Determine the temperature of a star via its spectrum

[Phys12]

In the following video (, diagram also given for reference), the professor says that if the graph peaks in a short wavelength, then the star is a hot star (or galaxy) and if it does so in a long wavelength, then it's a cold one. However, I fail to understand this. How does it happen that if a star emits more energy in shorter wavelengths, then it's a hot star and a cold one if it does so in longer wavelengths?

Thank you!

 

[Fightfish]

This has to do with the property of the black-body spectrum. As a first idealisation, most stars can be well-approximated as behaving as blackbodies, and so the spectral distribution of the emitted radiation follows what is known as the black-body spectrum, which has a general shape resembling what you've drawn there: the power increases quite quickly to a peak value and then exponentially falls off as the wavelength increases.

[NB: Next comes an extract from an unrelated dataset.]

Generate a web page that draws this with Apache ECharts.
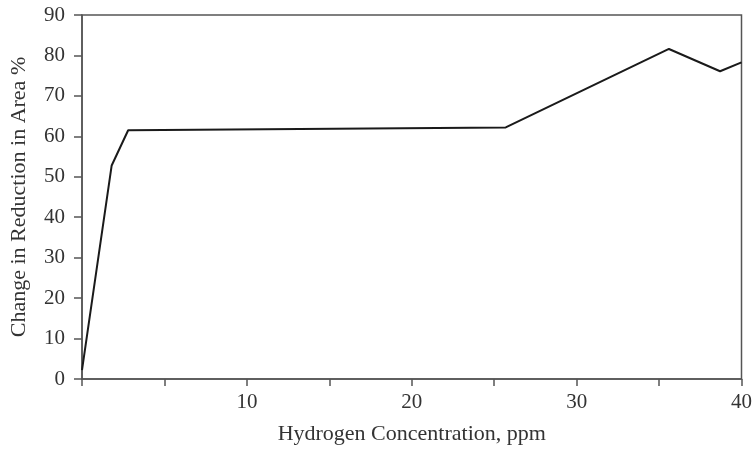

More explicitly, it follows the celebrated Planck's law:
E_{\lambda}(\lambda,T) \propto {2 h c^2\over \lambda^5}{1\over e^{h c/\lambda k_{B}T}-1}
With some calculus, you can work out the wavelength at which the peak occurs, and this result, $\lambda_{peak} = \frac{2.898\times 10^{-3}}{T}$, is known as Wien's displacement law.

This is why the peak wavelength of the emission is in fact inversely proportional to the temperature of the star.

 

[Phys12]

This has to do with the property of the black-body spectrum. As a first idealisation, most stars can be well-approximated as behaving as blackbodies, and so the spectral distribution of the emitted radiation follows what is known as the black-body spectrum, which has a general shape resembling what you've drawn there: the power increases quite quickly to a peak value and then exponentially falls off as the wavelength increases.

More explicitly, it follows the celebrated Planck's law:
E_{\lambda}(\lambda,T) \propto {2 h c^2\over \lambda^5}{1\over e^{h c/\lambda k_{B}T}-1}
With some calculus, you can work out the wavelength at which the peak occurs, and this result, $\lambda_{peak} = \frac{2.898\times 10^{-3}}{T}$, is known as Wien's displacement law.

This is why the peak wavelength of the emission is in fact inversely proportional to the temperature of the star.

Brilliant! Thank you.

Although I don't know much about the Plank's law, the Wien's displacement law helped. :)